AIM OF THE EXERCISE:
The data below holds a line containing "Clone this chart in Plotly." and a line containing "import plotly.graph_objects as go"; please quote exactly those two lines and every line between them, and nothing else.

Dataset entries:
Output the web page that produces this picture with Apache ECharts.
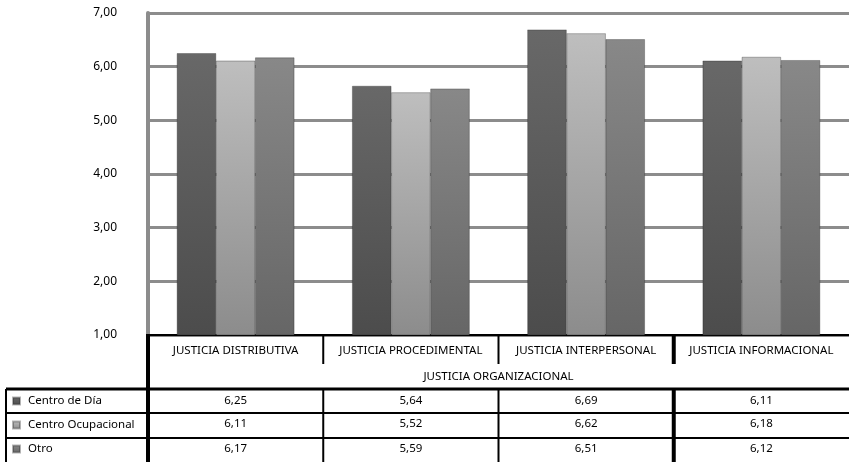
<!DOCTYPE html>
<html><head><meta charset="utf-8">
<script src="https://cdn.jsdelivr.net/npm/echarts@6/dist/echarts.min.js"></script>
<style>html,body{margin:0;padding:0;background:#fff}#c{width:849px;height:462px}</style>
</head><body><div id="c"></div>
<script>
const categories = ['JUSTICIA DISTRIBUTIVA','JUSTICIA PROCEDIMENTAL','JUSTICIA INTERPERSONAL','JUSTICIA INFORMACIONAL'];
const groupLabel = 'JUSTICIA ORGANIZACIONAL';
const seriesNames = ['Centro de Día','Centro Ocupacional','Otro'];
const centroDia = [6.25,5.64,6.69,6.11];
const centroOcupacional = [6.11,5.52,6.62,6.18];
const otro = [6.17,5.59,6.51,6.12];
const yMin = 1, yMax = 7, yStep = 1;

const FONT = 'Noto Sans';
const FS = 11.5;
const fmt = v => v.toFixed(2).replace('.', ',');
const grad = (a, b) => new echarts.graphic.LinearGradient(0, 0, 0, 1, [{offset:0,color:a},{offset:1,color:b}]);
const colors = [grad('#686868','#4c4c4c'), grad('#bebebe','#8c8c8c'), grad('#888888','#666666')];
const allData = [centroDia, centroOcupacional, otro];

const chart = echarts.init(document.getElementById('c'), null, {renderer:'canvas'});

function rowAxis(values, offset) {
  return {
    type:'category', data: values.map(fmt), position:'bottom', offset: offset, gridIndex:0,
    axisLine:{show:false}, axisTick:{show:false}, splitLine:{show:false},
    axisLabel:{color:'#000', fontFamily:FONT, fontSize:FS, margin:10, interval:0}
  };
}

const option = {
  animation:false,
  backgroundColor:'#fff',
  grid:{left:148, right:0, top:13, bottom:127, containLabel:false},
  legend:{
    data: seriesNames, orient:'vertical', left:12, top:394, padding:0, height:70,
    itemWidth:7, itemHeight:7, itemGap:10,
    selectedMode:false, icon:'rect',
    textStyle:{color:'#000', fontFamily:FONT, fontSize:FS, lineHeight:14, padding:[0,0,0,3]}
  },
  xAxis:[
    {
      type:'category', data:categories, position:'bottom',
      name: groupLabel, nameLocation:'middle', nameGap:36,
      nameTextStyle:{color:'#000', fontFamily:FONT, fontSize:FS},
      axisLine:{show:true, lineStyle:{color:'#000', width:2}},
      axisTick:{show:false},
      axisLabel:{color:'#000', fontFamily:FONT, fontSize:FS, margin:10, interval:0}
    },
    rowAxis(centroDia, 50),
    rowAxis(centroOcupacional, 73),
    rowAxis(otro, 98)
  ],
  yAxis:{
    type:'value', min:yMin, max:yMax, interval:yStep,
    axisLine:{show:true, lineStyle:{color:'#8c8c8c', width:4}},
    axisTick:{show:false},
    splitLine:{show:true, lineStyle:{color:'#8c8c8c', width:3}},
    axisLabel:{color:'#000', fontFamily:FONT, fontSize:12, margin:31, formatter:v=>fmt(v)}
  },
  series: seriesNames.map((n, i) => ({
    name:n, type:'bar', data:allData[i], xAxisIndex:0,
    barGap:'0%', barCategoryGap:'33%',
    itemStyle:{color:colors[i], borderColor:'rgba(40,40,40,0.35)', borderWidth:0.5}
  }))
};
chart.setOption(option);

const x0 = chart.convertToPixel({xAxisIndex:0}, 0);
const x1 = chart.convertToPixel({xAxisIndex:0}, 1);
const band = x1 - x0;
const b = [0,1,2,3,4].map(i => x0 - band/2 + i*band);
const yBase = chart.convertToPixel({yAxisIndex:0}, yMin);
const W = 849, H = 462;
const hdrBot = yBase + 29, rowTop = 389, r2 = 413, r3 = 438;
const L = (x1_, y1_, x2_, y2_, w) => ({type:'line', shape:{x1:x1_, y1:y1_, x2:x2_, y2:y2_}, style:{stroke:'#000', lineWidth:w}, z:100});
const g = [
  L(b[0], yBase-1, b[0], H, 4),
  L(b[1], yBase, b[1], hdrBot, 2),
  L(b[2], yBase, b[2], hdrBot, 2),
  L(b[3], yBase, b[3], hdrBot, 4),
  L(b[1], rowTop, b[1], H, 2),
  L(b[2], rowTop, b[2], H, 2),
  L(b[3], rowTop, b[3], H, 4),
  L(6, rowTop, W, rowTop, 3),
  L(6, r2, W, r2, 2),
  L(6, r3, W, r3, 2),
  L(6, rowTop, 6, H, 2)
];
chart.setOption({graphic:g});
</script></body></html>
==
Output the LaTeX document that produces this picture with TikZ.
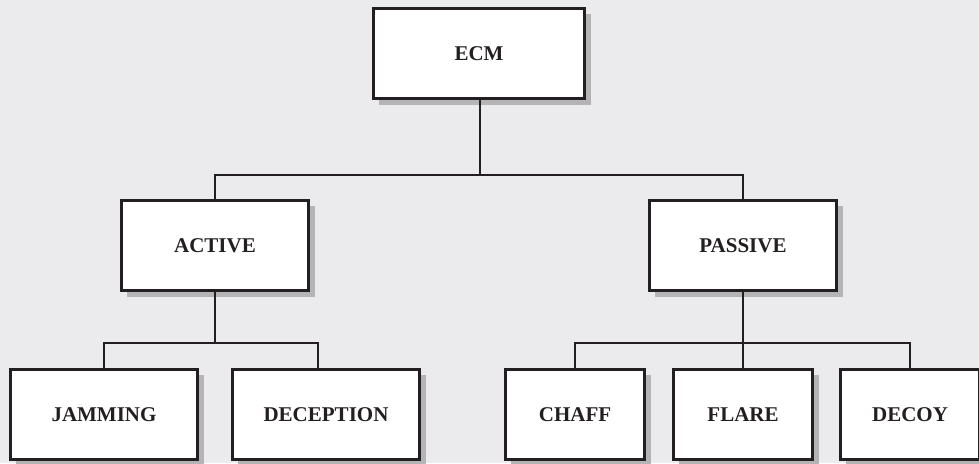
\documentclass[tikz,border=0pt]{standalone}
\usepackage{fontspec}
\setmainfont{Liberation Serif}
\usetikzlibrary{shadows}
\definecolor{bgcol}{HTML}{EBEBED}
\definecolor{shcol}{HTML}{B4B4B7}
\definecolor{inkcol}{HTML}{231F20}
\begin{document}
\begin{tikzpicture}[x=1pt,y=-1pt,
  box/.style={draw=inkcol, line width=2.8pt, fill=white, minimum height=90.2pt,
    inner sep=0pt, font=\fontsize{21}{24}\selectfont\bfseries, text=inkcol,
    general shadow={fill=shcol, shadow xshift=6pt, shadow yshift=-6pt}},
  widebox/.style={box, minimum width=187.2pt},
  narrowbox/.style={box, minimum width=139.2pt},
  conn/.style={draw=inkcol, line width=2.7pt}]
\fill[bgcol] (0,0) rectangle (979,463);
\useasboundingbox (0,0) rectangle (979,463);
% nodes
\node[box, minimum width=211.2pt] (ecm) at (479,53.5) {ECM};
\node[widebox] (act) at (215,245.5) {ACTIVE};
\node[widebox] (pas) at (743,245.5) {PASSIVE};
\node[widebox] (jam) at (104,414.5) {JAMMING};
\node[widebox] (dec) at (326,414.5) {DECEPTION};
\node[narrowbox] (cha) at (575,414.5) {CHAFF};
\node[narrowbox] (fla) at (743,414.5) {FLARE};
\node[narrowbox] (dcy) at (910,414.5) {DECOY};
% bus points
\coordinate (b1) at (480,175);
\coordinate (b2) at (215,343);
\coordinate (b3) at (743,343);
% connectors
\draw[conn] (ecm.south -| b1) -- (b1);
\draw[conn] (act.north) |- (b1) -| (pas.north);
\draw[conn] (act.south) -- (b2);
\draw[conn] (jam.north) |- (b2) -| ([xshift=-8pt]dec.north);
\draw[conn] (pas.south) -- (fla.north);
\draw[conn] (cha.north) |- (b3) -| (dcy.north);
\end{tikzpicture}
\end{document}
...
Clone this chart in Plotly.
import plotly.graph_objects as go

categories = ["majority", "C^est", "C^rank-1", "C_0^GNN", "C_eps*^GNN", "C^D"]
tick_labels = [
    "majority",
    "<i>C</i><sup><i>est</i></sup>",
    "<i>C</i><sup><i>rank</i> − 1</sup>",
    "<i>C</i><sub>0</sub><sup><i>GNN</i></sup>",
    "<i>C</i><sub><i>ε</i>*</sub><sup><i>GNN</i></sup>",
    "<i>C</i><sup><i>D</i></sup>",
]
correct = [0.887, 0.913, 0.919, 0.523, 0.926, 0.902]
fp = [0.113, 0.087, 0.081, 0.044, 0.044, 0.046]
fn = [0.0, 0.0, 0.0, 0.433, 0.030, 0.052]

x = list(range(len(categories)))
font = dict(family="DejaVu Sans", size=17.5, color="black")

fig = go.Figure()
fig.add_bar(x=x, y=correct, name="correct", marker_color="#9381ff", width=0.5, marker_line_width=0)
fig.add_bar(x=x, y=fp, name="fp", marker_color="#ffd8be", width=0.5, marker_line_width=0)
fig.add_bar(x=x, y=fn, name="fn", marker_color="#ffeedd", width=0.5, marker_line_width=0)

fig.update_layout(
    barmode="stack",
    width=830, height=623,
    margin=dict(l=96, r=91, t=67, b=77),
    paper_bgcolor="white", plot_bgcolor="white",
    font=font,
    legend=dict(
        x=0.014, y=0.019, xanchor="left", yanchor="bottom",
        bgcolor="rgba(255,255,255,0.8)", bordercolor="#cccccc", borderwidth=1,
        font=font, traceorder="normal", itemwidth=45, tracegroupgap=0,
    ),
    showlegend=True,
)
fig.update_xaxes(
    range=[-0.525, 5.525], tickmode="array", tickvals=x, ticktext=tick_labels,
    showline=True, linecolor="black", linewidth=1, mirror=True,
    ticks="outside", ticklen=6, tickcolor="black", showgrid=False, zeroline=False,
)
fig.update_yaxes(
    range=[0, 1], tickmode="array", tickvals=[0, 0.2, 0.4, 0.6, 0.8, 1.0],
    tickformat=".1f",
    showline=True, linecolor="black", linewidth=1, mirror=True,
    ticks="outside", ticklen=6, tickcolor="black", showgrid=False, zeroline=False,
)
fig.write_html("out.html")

RESPONSE:
Clone this chart in Plotly.
import plotly.graph_objects as go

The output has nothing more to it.